Topic three – to be or not to be certified!
This topic came up a couple times. My colleague from PWC Germany voiced his frustration over the fact that there was not a mechanism for organizations to undergo certification with GDPR. He noted that there were several frameworks out there that could be adopted for leveraged and made a plug for the Germany focused C5.
In the US, we have grown to be patient. The HIPAA law has shown us that even though a law was passed in 1996, 22 years later there is still no industry-wide accepted certification (although there are several types of reports, such as HIPAA attestations and HITRUST certifications that are accepted by some providers).
Additionally, it is well documented that GDPR has enforced the certification through the member states, many of which have differing opinions on what certification framework should be utilized. As auditors, we are agnostic on the topic of what framework should be utilized for certification. However, we do have an opinion that the certification framework should be consistent across the member states. When you think of all the multi-national organizations, this consistent framework would make the certification process less onerous. Additionally, it would be almost impossible for organizations to determine consistent compliance with GDPR in the absence of a consistent certification framework.
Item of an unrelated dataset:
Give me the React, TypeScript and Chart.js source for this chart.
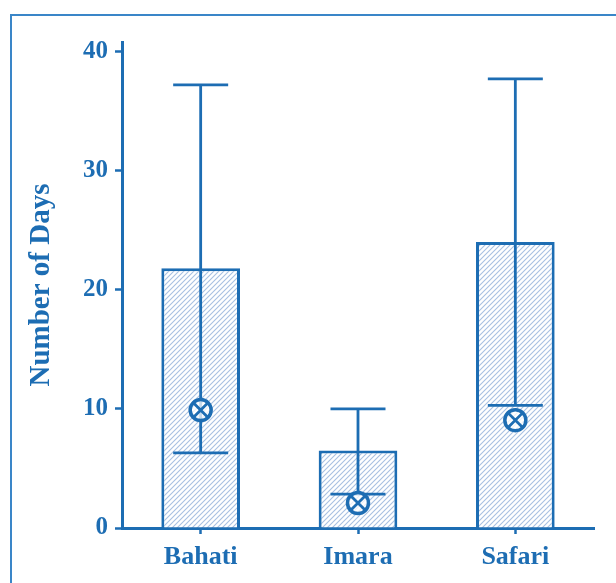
import React, { useEffect, useRef } from "react";
import { Chart, registerables } from "chart.js";

Chart.register(...registerables);

const categories = ["Bahati", "Imara", "Safari"];
const barValues = [21.8, 6.5, 24.0];
const errHigh = [37.2, 10.0, 37.7];
const errLow = [6.3, 2.85, 10.3];
const markerValues = [9.9, 2.1, 9.05];
const yTickValues = [0, 10, 20, 30, 40];

const BLUE = "#1d6db3";
const FRAME = "#3a86c8";
const SERIF = "'Liberation Serif', 'Times New Roman', serif";

function makeHatch(): CanvasPattern | string {
  const s = 5;
  const c = document.createElement("canvas");
  c.width = s;
  c.height = s;
  const g = c.getContext("2d");
  if (!g) return "#ffffff";
  g.fillStyle = "#ffffff";
  g.fillRect(0, 0, s, s);
  g.strokeStyle = "rgba(110,150,205,0.6)";
  g.lineWidth = 1.1;
  g.beginPath();
  g.moveTo(0, s);
  g.lineTo(s, 0);
  g.moveTo(-1, 1);
  g.lineTo(1, -1);
  g.moveTo(s - 1, s + 1);
  g.lineTo(s + 1, s - 1);
  g.stroke();
  const p = g.createPattern(c, "repeat");
  return p || "#ffffff";
}

const errorBarsPlugin = {
  id: "errorBars",
  afterDatasetDraw(chart: any, args: any) {
    if (args.index !== 0) return;
    const { ctx, scales } = chart;
    const x = scales.x;
    const y = scales.y;
    ctx.save();
    ctx.strokeStyle = BLUE;
    ctx.lineWidth = 2.8;
    const capHalf = 27.5;
    for (let i = 0; i < categories.length; i++) {
      const px = x.getPixelForValue(i);
      const hi = y.getPixelForValue(errHigh[i]);
      const lo = y.getPixelForValue(errLow[i]);
      ctx.beginPath();
      ctx.moveTo(px, hi);
      ctx.lineTo(px, lo);
      ctx.moveTo(px - capHalf, hi);
      ctx.lineTo(px + capHalf, hi);
      ctx.moveTo(px - capHalf, lo);
      ctx.lineTo(px + capHalf, lo);
      ctx.stroke();
    }
    ctx.restore();
  },
};

export default function App() {
  const ref = useRef<HTMLCanvasElement | null>(null);

  useEffect(() => {
    if (!ref.current) return;
    const hatch = makeHatch();
    const chart = new Chart(ref.current, {
      type: "bar",
      data: {
        labels: categories,
        datasets: [
          {
            type: "bar",
            order: 3,
            data: barValues,
            backgroundColor: hatch as any,
            borderColor: BLUE,
            borderWidth: 3,
            barPercentage: 0.5,
            categoryPercentage: 1,
          } as any,
          {
            type: "line",
            order: 2,
            data: markerValues,
            showLine: false,
            pointStyle: "circle",
            pointRadius: 10.5,
            pointBorderWidth: 3.5,
            pointBorderColor: BLUE,
            pointBackgroundColor: "rgba(255,255,255,0.75)",
          } as any,
          {
            type: "line",
            order: 1,
            data: markerValues,
            showLine: false,
            pointStyle: "crossRot",
            pointRadius: 10,
            pointBorderWidth: 2.8,
            pointBorderColor: BLUE,
          } as any,
        ],
      },
      options: {
        responsive: false,
        animation: false,
        events: [],
        layout: { padding: { top: 42, right: 22, left: 0, bottom: 0 } },
        plugins: {
          legend: { display: false },
          tooltip: { enabled: false },
        },
        scales: {
          x: {
            afterFit: (s: any) => {
              s.height = 55;
            },
            grid: {
              offset: false,
              drawOnChartArea: false,
              drawTicks: true,
              tickLength: 6,
              tickColor: BLUE,
              tickWidth: 2.5,
            },
            border: { color: BLUE, width: 3 },
            ticks: {
              color: BLUE,
              padding: 8,
              font: { family: SERIF, size: 26, weight: "bold" },
            },
          },
          y: {
            min: 0,
            max: 40.8,
            afterFit: (s: any) => {
              s.width = 122;
            },
            afterBuildTicks: (s: any) => {
              s.ticks = yTickValues.map((v) => ({ value: v }));
            },
            grid: {
              drawOnChartArea: false,
              drawTicks: true,
              tickLength: 7,
              tickColor: BLUE,
              tickWidth: 2.5,
            },
            border: { color: BLUE, width: 3 },
            ticks: {
              color: BLUE,
              padding: 7,
              font: { family: SERIF, size: 25, weight: "bold" },
            },
            title: {
              display: true,
              text: "Number of Days",
              color: BLUE,
              padding: { top: 24, bottom: 0 },
              font: { family: SERIF, size: 29, weight: "bold" },
            },
          },
        },
      },
      plugins: [errorBarsPlugin],
    } as any);
    return () => chart.destroy();
  }, []);

  return (
    <div style={{ position: "absolute", left: 0, top: 0, width: 616, height: 583, overflow: "hidden", background: "#fff" }}>
      <div
        style={{
          position: "absolute",
          left: 10,
          top: 14,
          width: 700,
          height: 700,
          borderTop: `2px solid ${FRAME}`,
          borderLeft: `2px solid ${FRAME}`,
        }}
      />
      <canvas ref={ref} width={616} height={583} style={{ position: "absolute", left: 0, top: 0 }} />
    </div>
  );
}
Final topic – commitment-oriented dataflow diagram
At the end of the session, we were asked if there was one thing we could recommend companies do today who are just setting out to evaluate GDPR.
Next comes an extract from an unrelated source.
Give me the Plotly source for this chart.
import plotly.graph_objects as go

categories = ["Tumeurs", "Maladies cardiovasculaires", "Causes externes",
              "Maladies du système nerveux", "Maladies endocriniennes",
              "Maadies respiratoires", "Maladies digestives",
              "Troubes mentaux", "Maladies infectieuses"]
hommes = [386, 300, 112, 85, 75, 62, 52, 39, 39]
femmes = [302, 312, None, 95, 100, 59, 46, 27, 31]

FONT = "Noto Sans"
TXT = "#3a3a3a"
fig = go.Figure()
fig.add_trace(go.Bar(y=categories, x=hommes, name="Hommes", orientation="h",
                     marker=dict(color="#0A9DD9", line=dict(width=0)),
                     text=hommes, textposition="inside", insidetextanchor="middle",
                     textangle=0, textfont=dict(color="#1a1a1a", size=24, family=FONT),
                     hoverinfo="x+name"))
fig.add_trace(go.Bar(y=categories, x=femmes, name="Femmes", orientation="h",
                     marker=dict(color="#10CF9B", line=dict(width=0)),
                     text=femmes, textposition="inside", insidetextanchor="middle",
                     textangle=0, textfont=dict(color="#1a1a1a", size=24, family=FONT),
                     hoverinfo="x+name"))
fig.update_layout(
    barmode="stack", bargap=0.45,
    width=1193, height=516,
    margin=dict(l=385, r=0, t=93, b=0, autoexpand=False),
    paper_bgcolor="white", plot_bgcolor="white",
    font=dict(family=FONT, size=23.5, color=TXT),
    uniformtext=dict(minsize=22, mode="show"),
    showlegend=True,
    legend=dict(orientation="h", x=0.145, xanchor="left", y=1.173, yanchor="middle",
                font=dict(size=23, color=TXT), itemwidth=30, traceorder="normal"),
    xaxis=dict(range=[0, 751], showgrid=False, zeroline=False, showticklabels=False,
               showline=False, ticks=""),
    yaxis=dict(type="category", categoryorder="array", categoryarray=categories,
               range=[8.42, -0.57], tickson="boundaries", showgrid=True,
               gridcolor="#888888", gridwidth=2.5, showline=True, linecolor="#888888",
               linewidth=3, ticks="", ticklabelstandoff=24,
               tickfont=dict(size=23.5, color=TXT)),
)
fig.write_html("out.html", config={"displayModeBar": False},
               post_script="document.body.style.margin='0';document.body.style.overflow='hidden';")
Crispin from Box spoke about the fundamental need for organizations to map their data flows and obtain a picture where all personal information may reside. This is not only required by GDPR but necessary for compliance and frankly, should be employed by all organizations. However, I responded with a slightly different approach. For Processors, when constructing your data flow diagram describe the flow of data from the perspective of your customers and what you commit to them. For example:
- Data Types - What types of data (i.e., only names and email) have they instructed to and not to provide to you (i.e., home address)?
- User Interface - What instructions have they given you for browser and/or mobile device?
- Ingestion - Through what means have you committed to take data, sftp, file upload, etc.?
- What locations have you committed for the storage of data?
- What level of encryption do they require for data in storage?
- What are the SLAs for retention?
- What are the SLAs for deletion?
- Additional commitments as applicable – Ensure you read the contracts to determine other types of commitments that have been made
Mapping how data flows in relation to commitments to your customers sets up the exact type of context to conduct a thorough and thoughtful assessment of whether or not you were meeting those requirements. In addition to GDPR, this will also help you with SOC 2 examinations, the new CaCPA, and other types of security and privacy requirements you may need to adhere too.
As I mentioned in the panel discussion, if you don’t have a sense of what your delivery model or your strategy for working with European customers is, GDPR compliance will be a difficult area for your organization to tackle and an independent assessors' role is somewhat limited. However, if you have done your data commitment mapping and have at least a good start on data flow, a firm like Schellman can evaluate your service and its detailed compliance against the GDPR articles.
Last, I want to thank the Box product and compliance team for allowing me to participate in a very productive and interactive session.